Grim stuff for China, but for me the really interesting stuff comes at the end, and neatly ties together the short and the long term issue:
China needs to increase domestic consumption for stable internally driven growth. You can’t increase domestic consumption if you’re buying real estate. So this is yet one other way that this whole liquidity injection is preventing a transition to a consumption-based economy. You really do wonder how long the Chinese will keep up this level of “pump priming”. If they realize how much they’re screwing themselves for the next decade, the central government might just tighten liquidity.
In other words China’s current policies are delaying a shift to a more sustainable model.
In the end this the question on China. On the one hand John Ross believes that the investment driven, state directed growth can not only be used during the transition from developing to developed economy but can continue from that point onwards. People such as Michael Pettis disagree. They worry that in the long term the model won’t work and in the short term it may be pushed to its limits.

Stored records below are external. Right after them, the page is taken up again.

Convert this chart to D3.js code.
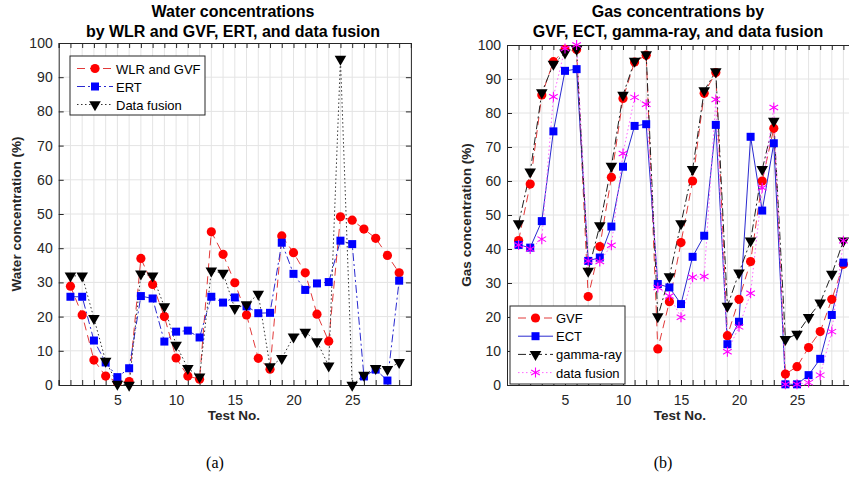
<!DOCTYPE html>
<html>
<head>
<meta charset="utf-8">
<script src="https://cdn.jsdelivr.net/npm/d3@7"></script>
<style>
  body { margin: 0; background: #fff; }
  text { font-family: "Liberation Sans", Arial, sans-serif; }
</style>
</head>
<body>
<svg id="fig" width="849" height="479"></svg>
<script>
// test numbers 1..29
const tests = d3.range(1, 30);

// (a) water concentrations (%)
const waterWlrGvf = [28.9, 20.5, 7.3, 2.6, 0.8, 1.0, 37.0, 29.4, 20.0, 7.9, 2.6, 1.7, 44.8, 38.2, 29.9,
  20.5, 7.8, 4.6, 43.6, 38.7, 32.8, 20.7, 12.8, 49.2, 48.2, 45.6, 42.9, 37.9, 32.8];
const waterErt = [25.8, 25.8, 13.0, 6.6, 2.3, 4.9, 26.0, 25.3, 12.7, 15.6, 15.9, 13.9, 25.8, 24.1, 25.6,
  23.0, 21.0, 21.1, 41.6, 32.5, 27.8, 29.7, 30.1, 42.2, 41.2, 2.5, 4.5, 1.3, 30.5];
const waterFusion = [31.9, 31.9, 19.5, 7.0, 0.3, 0, 32.5, 31.9, 22.9, 11.7, 4.9, 2.4, 33.4, 32.7, 22.4,
  23.5, 26.6, 5.4, 7.8, 14.1, 15.5, 12.7, 5.6, 95.3, 0, 2.9, 4.9, 4.6, 6.6];

// (b) gas concentrations (%)
const gasGvf = [42.5, 59.1, 85.3, 95.1, 98.7, 98.7, 26.0, 40.7, 61.1, 84.3, 95.0, 97.0, 10.6, 24.5, 41.9,
  60.0, 85.8, 91.9, 14.5, 25.2, 36.3, 60.0, 75.5, 3.2, 5.4, 11.0, 15.7, 25.2, 35.5];
const gasEct = [41.2, 40.4, 48.2, 74.6, 92.4, 92.9, 36.5, 37.5, 46.6, 64.2, 76.2, 76.7, 29.7, 28.7, 23.8,
  37.7, 43.9, 76.5, 12.0, 18.6, 73.0, 51.3, 71.1, 0.2, 0.2, 2.9, 7.7, 20.6, 36.0];
const gasGamma = [47.5, 62.7, 86.0, 94.4, 97.7, 98.8, 33.5, 46.9, 64.4, 85.3, 95.3, 97.2, 20.1, 31.9, 47.5,
  63.4, 86.6, 92.2, 23.2, 33.0, 42.4, 63.4, 77.6, 13.4, 15.0, 19.9, 24.2, 32.6, 42.4];
const gasFusion = [41.2, 40.0, 42.9, 84.8, 99.0, 100, 36.5, 36.3, 41.1, 68.1, 84.6, 82.6, 28.7, 26.2, 19.9,
  31.7, 31.9, 84.0, 9.8, 17.1, 27.0, 58.0, 81.6, 0.2, 0.2, 0.7, 2.9, 15.7, 42.4];

const yTicks = d3.range(0, 101, 10);

const svg = d3.select('#fig');

function marker(sel, type, color) {
    if (type === 'circle') {
        sel.append('circle').attr('r', 4.6).attr('fill', color);
    } else if (type === 'square') {
        sel.append('rect').attr('x', -4).attr('y', -4).attr('width', 8).attr('height', 8).attr('fill', color);
    } else if (type === 'tri') {
        sel.append('path').attr('d', d3.symbol(d3.symbolTriangle, 58)()).attr('transform', 'rotate(180)').attr('fill', color);
    } else if (type === 'star') {
        sel.append('path').attr('d', d3.symbol(d3.symbolAsterisk, 70)()).attr('fill', 'none')
            .attr('stroke', color).attr('stroke-width', 1.1);
    }
}

function drawPanel(opt) {
    let x = d3.scaleLinear().domain([0, 30]).range([opt.left, opt.left + 30 * opt.unit]);
    let y = d3.scaleLinear().domain([0, 100]).range([opt.bottom, opt.top]);
    let g = svg.append('g');

    // grid
    g.append('g').selectAll('line').data(d3.range(1, 30)).join('line')
        .attr('x1', d => x(d)).attr('x2', d => x(d))
        .attr('y1', y(0)).attr('y2', y(100))
        .attr('stroke', '#e4e4e4').attr('stroke-width', 1);
    g.append('g').selectAll('line').data(yTicks.slice(1, -1)).join('line')
        .attr('x1', x(0)).attr('x2', x(30))
        .attr('y1', d => y(d)).attr('y2', d => y(d))
        .attr('stroke', '#e4e4e4').attr('stroke-width', 1);

    // axes (ticks inside, box style)
    let tickFmt = d => (d % 5 === 0 && d > 0 && d < 30) ? d : '';
    let bottomAxis = g.append('g').attr('transform', `translate(0,${y(0)})`)
        .call(d3.axisBottom(x).tickValues(d3.range(0, 31)).tickSize(-5).tickPadding(10).tickFormat(tickFmt));
    let topAxis = g.append('g').attr('transform', `translate(0,${y(100)})`)
        .call(d3.axisTop(x).tickValues(d3.range(0, 31)).tickSize(-5).tickFormat(''));
    let leftAxis = g.append('g').attr('transform', `translate(${x(0)},0)`)
        .call(d3.axisLeft(y).tickValues(yTicks).tickSize(-5).tickPadding(6));
    let rightAxis = g.append('g').attr('transform', `translate(${x(30)},0)`)
        .call(d3.axisRight(y).tickValues(yTicks).tickSize(-5).tickFormat(''));
    [bottomAxis, topAxis, leftAxis, rightAxis].forEach(a => {
        a.select('.domain').attr('stroke', '#262626');
        a.selectAll('.tick line').attr('stroke', '#262626');
        a.selectAll('.tick text').attr('fill', '#262626').style('font-size', '14px')
            .style('font-family', '"Liberation Sans", Arial, sans-serif');
    });

    // series
    let line = d3.line().x((d, i) => x(tests[i])).y(d => y(d));
    opt.series.forEach(s => {
        g.append('path').datum(s.values).attr('d', line)
            .attr('fill', 'none').attr('stroke', s.lineColor).attr('stroke-width', 1)
            .attr('stroke-dasharray', s.dash);
    });
    opt.series.forEach(s => {
        g.append('g').selectAll('g').data(s.values).join('g')
            .attr('transform', (d, i) => `translate(${x(tests[i])},${y(d)})`)
            .each(function () { marker(d3.select(this), s.marker, s.color); });
    });

    // titles and labels
    opt.title.forEach((t, i) => {
        g.append('text').attr('x', opt.titleX).attr('y', 17 + i * 20).attr('text-anchor', 'middle')
            .style('font-size', '16px').style('font-weight', 'bold').attr('fill', '#000').text(t);
    });
    g.append('text').attr('x', opt.xLabelX).attr('y', 420).attr('text-anchor', 'middle')
        .style('font-size', '13.5px').style('font-weight', 'bold').attr('fill', '#262626').text('Test No.');
    g.append('text').attr('transform', `translate(${opt.yLabelX},${(opt.top + opt.bottom) / 2}) rotate(-90)`)
        .attr('text-anchor', 'middle').style('font-size', '13.5px').style('font-weight', 'bold')
        .attr('fill', '#262626').text(opt.yLabel);
    g.append('text').attr('x', opt.captionX).attr('y', 468).attr('text-anchor', 'middle')
        .style('font-family', '"Liberation Serif", "DejaVu Serif", serif').style('font-size', '16px')
        .attr('fill', '#000').text(opt.caption);

    // legend
    let lg = opt.legend;
    g.append('rect').attr('x', lg.x).attr('y', lg.y).attr('width', lg.w).attr('height', lg.h)
        .attr('fill', '#fff').attr('stroke', '#262626').attr('stroke-width', 1);
    opt.series.forEach((s, i) => {
        let ey = lg.y + lg.first + i * lg.step;
        g.append('line').attr('x1', lg.x + lg.l0).attr('x2', lg.x + lg.l1).attr('y1', ey).attr('y2', ey)
            .attr('stroke', s.lineColor).attr('stroke-width', 1).attr('stroke-dasharray', s.dash);
        let m = g.append('g').attr('transform', `translate(${lg.x + (lg.l0 + lg.l1) / 2},${ey})`);
        marker(m, s.marker, s.color);
        g.append('text').attr('x', lg.x + lg.tx).attr('y', ey + 5).style('font-size', '13px')
            .attr('fill', '#000').text(s.name);
    });
}

drawPanel({
    left: 58.7, unit: 11.74, top: 43, bottom: 385,
    titleX: 233, xLabelX: 234, yLabelX: 21, captionX: 215,
    title: ['Water concentrations', 'by WLR and GVF, ERT, and data fusion'],
    yLabel: 'Water concentration (%)', caption: '(a)',
    legend: {x: 70, y: 56, w: 135, h: 59, first: 12.5, step: 18, l0: 7, l1: 43, tx: 46},
    series: [
        {name: 'WLR and GVF', values: waterWlrGvf, color: '#ff0000', lineColor: '#e23a3a', dash: '8,5', marker: 'circle'},
        {name: 'ERT', values: waterErt, color: '#0000ff', lineColor: '#2a2ad0', dash: '8,3,2,3', marker: 'square'},
        {name: 'Data fusion', values: waterFusion, color: '#000000', lineColor: '#333333', dash: '1.5,2.5', marker: 'tri'}
    ]
});

drawPanel({
    left: 507, unit: 11.6, top: 45, bottom: 385,
    titleX: 678, xLabelX: 680, yLabelX: 471, captionX: 663,
    title: ['Gas concentrations by', 'GVF, ECT, gamma-ray, and data fusion'],
    yLabel: 'Gas concentration (%)', caption: '(b)',
    legend: {x: 510, y: 306, w: 115, h: 78, first: 12, step: 18.2, l0: 8, l1: 43, tx: 46},
    series: [
        {name: 'GVF', values: gasGvf, color: '#ff0000', lineColor: '#e23a3a', dash: '8,5', marker: 'circle'},
        {name: 'ECT', values: gasEct, color: '#0000ff', lineColor: '#2a2ad0', dash: null, marker: 'square'},
        {name: 'gamma-ray', values: gasGamma, color: '#000000', lineColor: '#222222', dash: '8,3,2,3', marker: 'tri'},
        {name: 'data fusion', values: gasFusion, color: '#ff00ff', lineColor: '#ff66ff', dash: '1.5,2.5', marker: 'star'}
    ]
});
</script>
</body>
</html>
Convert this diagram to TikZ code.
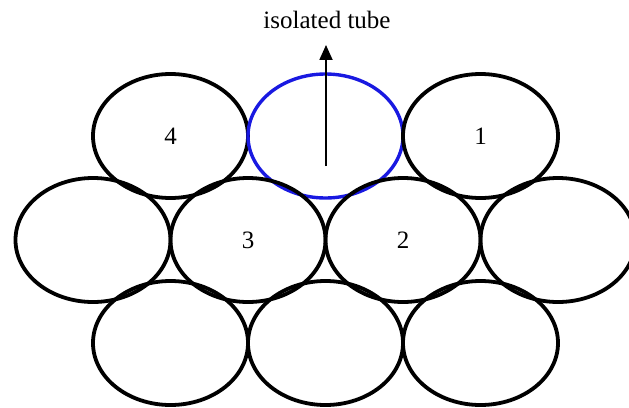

For what’s it worth, I lean more towards Pettis. I do think that there should be more government involvement in the economy. The industrial policy agenda that I’m keen on would involve the government helping private industry to grow. It would involve government loans to firms in key sectors and it would necessitate much closer co-operation between government, industry and unions than we have currently.
But I don’t take it as far as arguing for the nationalistion of vast chunks of the economy. I recognize that there are times (such as in the UK transport and housing sectors currently) where private industry is failing to invest when it should be investing. I’m more than happy for the government to step in. But I also recognize the potential danger of the Chinese approach of investing simply for investing sake.